Well, shop no more. Straight out of today’s headlines Irene’s father is downsized out of his job. And Irene and her family are downsized accordingly, right out of their affluent lifestyle and onto her grandfather’s farm – like, a million miles away from civilization!

Irene is uprooted like a plant and expected to grow and flourish as if nothing has changed. Except everything has changed and there is nothing she can do. Her world is completely out of her control. Luckily for Irene, she has a grandfather who understands her fears. He provides the right amount of encouragement to help her make new friends and make her new surroundings her own. Unfortunately, Irene makes one decision for herself and it’s not a good one. Kids, don’t worry, the story doesn’t focus on her mistake. Instead the focus is on her parents and how they could have done more to listen and truly hear Irene’s fears about their new situation and how their decisions affected Irene. Irene’s story does have a happy ending but not the one you might expect.

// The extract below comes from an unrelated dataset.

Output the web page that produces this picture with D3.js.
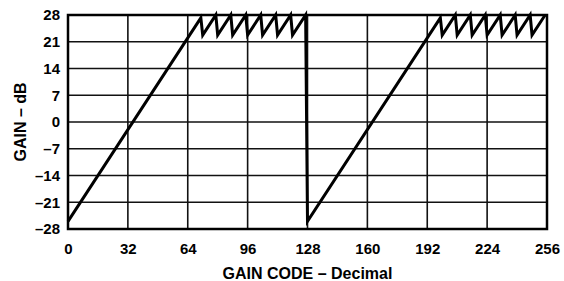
<!DOCTYPE html>
<html>
<head>
<meta charset="utf-8">
<script src="https://cdn.jsdelivr.net/npm/d3@7"></script>
<style>
  body { margin: 0; background: #fff; }
  text { font-family: "Liberation Sans", Arial, sans-serif; font-weight: bold; fill: #000; }
</style>
</head>
<body>
<svg id="chart" width="564" height="281"></svg>
<script>
// vertices of the gain curve
var gainCodes = [0, 71, 72, 79, 80, 87, 88, 95, 96, 103, 104, 111, 112, 119, 120, 127,
  128, 199, 200, 207, 208, 215, 216, 223, 224, 231, 232, 239, 240, 247, 248, 255];
var gainDb = [-26, 27.25, 22.75, 28, 22.75, 28, 22.75, 28, 22.75, 28, 22.75, 28, 22.75, 28, 22.75, 28,
  -26, 27.25, 22.75, 28, 22.75, 28, 22.75, 28, 22.75, 28, 22.75, 28, 22.75, 28, 22.75, 28];

var xTicks = [0, 32, 64, 96, 128, 160, 192, 224, 256];
var yTicks = [-28, -21, -14, -7, 0, 7, 14, 21, 28];

var margin = { left: 68, top: 15, right: 17, bottom: 52 };
var width = 564 - margin.left - margin.right,
  height = 281 - margin.top - margin.bottom;

var svg = d3.select("#chart");
var g = svg.append("g").attr("transform", "translate(" + margin.left + "," + margin.top + ")");

var x = d3.scaleLinear().domain([0, 256]).range([0, width]);
var y = d3.scaleLinear().domain([-28, 28]).range([height, 0]);

// grid
g.selectAll(".vgrid")
  .data(xTicks)
  .enter()
  .append("line")
  .attr("x1", function (d) { return x(d); })
  .attr("x2", function (d) { return x(d); })
  .attr("y1", 0)
  .attr("y2", height)
  .style("stroke", "#111")
  .style("stroke-width", 1.6);

g.selectAll(".hgrid")
  .data(yTicks)
  .enter()
  .append("line")
  .attr("x1", 0)
  .attr("x2", width)
  .attr("y1", function (d) { return y(d); })
  .attr("y2", function (d) { return y(d); })
  .style("stroke", "#111")
  .style("stroke-width", 1.6);

// frame
g.append("rect")
  .attr("width", width)
  .attr("height", height)
  .style("fill", "none")
  .style("stroke", "#000")
  .style("stroke-width", 2.5);

// axes labels
var xAxis = d3.axisBottom(x).tickValues(xTicks).tickSize(0).tickPadding(14);
g.append("g")
  .attr("transform", "translate(0," + height + ")")
  .call(xAxis)
  .call(function (a) { a.select(".domain").remove(); })
  .selectAll("text")
  .style("font-size", "15px")
  .style("font-family", "Liberation Sans, Arial, sans-serif")
  .style("font-weight", "bold");

var yAxis = d3.axisLeft(y).tickValues(yTicks).tickSize(0).tickPadding(8)
  .tickFormat(function (d) { return d < 0 ? "\u2013" + Math.abs(d) : String(d); });
g.append("g")
  .call(yAxis)
  .call(function (a) { a.select(".domain").remove(); })
  .selectAll("text")
  .style("font-size", "15px")
  .style("font-family", "Liberation Sans, Arial, sans-serif")
  .style("font-weight", "bold");

// data line
var pts = gainCodes.map(function (c, i) { return { x: c, y: gainDb[i] }; });
var line = d3.line()
  .x(function (d) { return x(d.x); })
  .y(function (d) { return y(d.y); });

g.append("path")
  .attr("d", line(pts))
  .style("fill", "none")
  .style("stroke", "#000")
  .style("stroke-width", 3)
  .style("stroke-linejoin", "miter");

// titles
svg.append("text")
  .attr("x", margin.left + width / 2)
  .attr("y", 279)
  .attr("text-anchor", "middle")
  .style("font-size", "16px")
  .text("GAIN CODE \u2013 Decimal");

svg.append("text")
  .attr("transform", "translate(26," + (margin.top + height / 2) + ") rotate(-90)")
  .attr("text-anchor", "middle")
  .style("font-size", "16px")
  .text("GAIN \u2013 dB");
</script>
</body>
</html>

I found myself thoroughly engaged in Irene’s story and curious about what would happen next. Would she make new friends? Would she rebel against her parents? Would she make more wrong choices? Would she be able to start a new life in a world 180° from what was familiar? Corinne Demas created realistic characters with believable problems and likely circumstances and solutions. This is also a quick read, one you can enjoy just before the new school year hits full stride.